AGI - "L'affermazione che le corresponsioni ottenute da Mariano Apicella costituissero il prezzo della corruzione, in quanto effettuate "per rendere e per aver reso le false testimonianze" deve necessariamente essere valutata alla luce del rilievo che tra Silvio Berlusconi e Mariano Apicella intercorreva un rapporto personale di lunga data, non strettamente correlabile alle false deposizioni testimoniali rese da quest'ultimo nell'ambito dei processi 'Ruby1' e 'Ruby2".
Così si legge nelle motivazioni della sentenza con cui lo scorso 17 novembre i giudici della seconda sezione penale del tribunale di Roma hanno assolto Silvio Berlusconi e Mariano Apicella, con la formula "perché il fatto non sussiste" nel filone romano del processo Ruby Ter che vedeva l'ex premier imputato per la presunta corruzione legata alla falsa testimonianza del cantante napoletano riferita alle feste organizzate ad Arcore.
I giudici avevano inoltre dichiarato la prescrizione per l'accusa di falsa testimonianza nei confronti di Apicella. Anche la Procura di Roma aveva chiesto per entrambi l'assoluzione. "Tale rapporto, secondo quanto è dato sostenere dalle evidenze documentali e dalle stesse affermazioni rese da Apicella, è incisivamente connotato da plurimi 'favoritismi' provenienti da Silvio Berlusconi che, a titolo di liberalità, prestiti infruttiferi e quant'altro, aveva storicamente sostenuto economicamente il musicista, alla stregua di un inossidabile patto di solidarietà. Da ciò consegue che, ancorché Mariano Apicella abbia dichiarato il falso nel corso delle deposizioni testimoniali rese alle udienze del 19 ottobre 2012 e 22 marzo 2013 - sottolineano i giudici - l'esistenza di tale mendace testimonianza non è univocamente indicativa dell'esistenza di un pregresso e/o successivo accordo corruttivo tra gli imputati".

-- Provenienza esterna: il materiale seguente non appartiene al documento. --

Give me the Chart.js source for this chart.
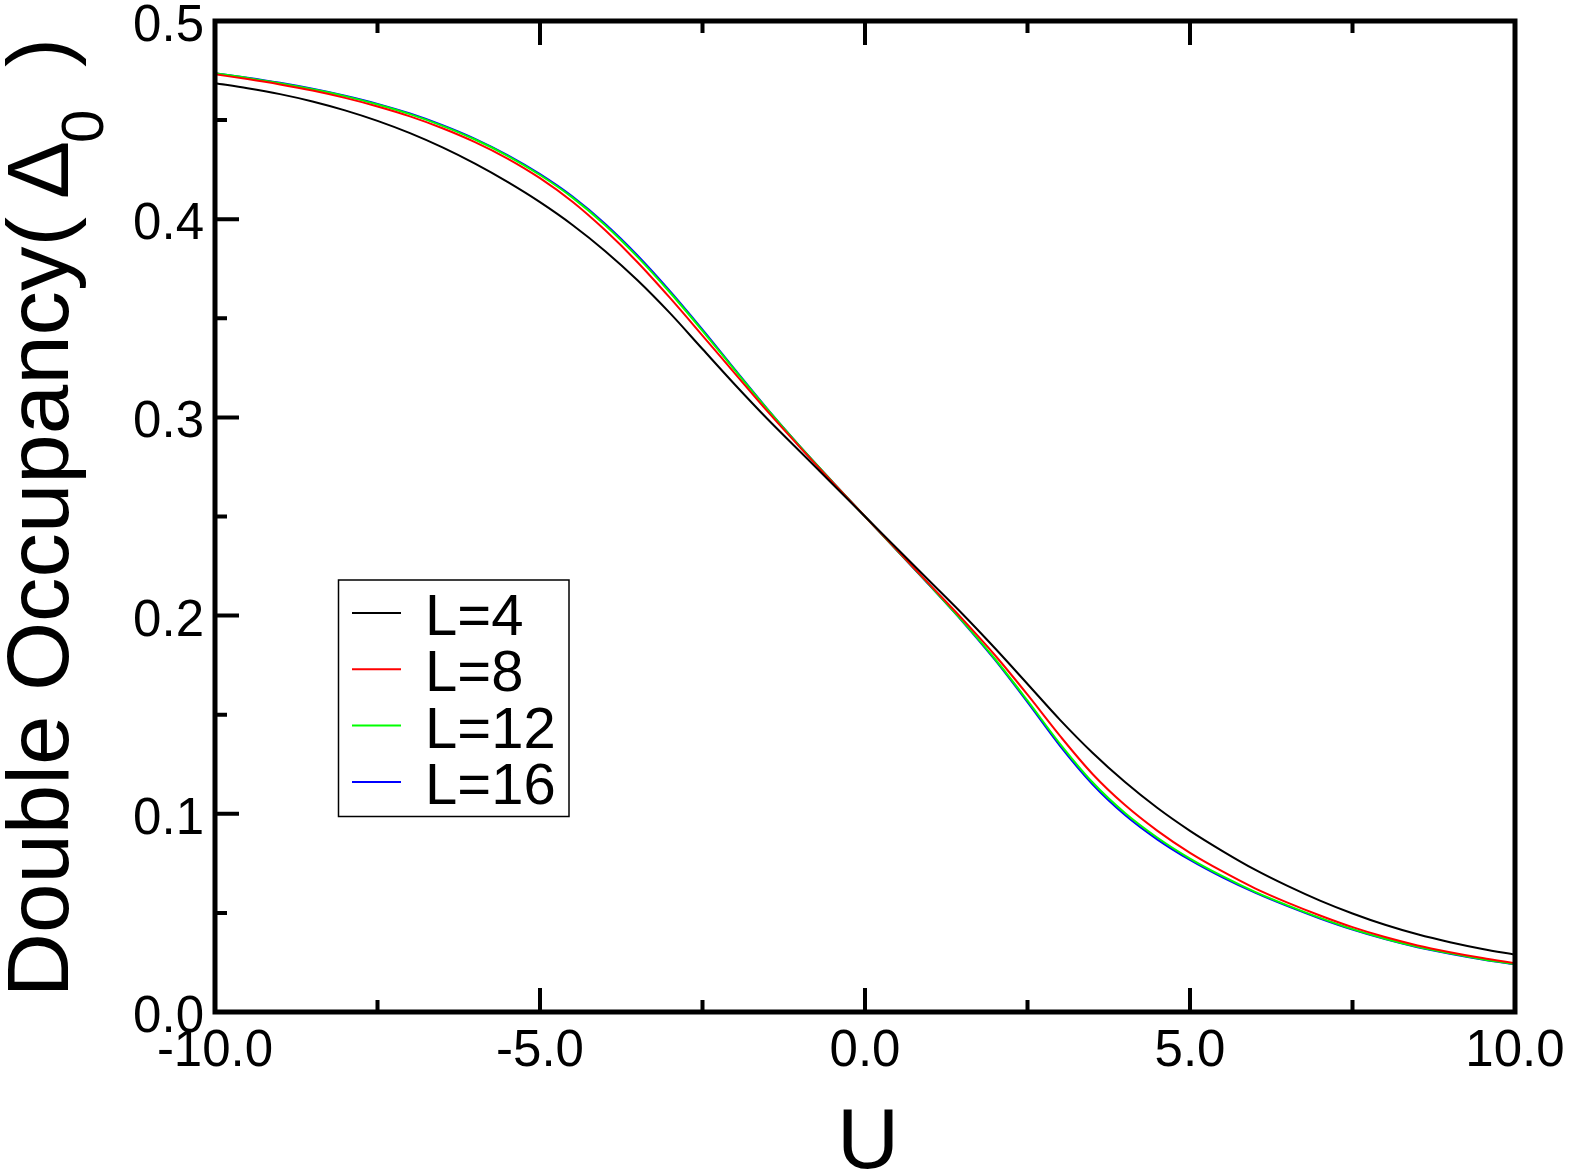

"In conclusione, l'assenza di inequivoci e stringenti elementi di prova a sostegno dell'assunto sinallagma corruttivo, in uno con l'accertata esistenza di un consolidato e risalente rapporto di natura professionale ed addirittura 'amicale' tra gli imputati, rende allora insuperabilmente problematica l'affermazione dell'esistenza stessa di un illecito accordo. A fronte delle rilevate lacune istruttorie, gli accertati bonifici - concludono i giudici della seconda sezione penale di Roma - non risultano idonei a costituire il precipitato fattuale e logico dell'indimostrato patto corruttivo, potendo per converso ricondursi la condotta degli imputati, per quanto opaca, a diverse e pure verosimili dinamiche oggettive".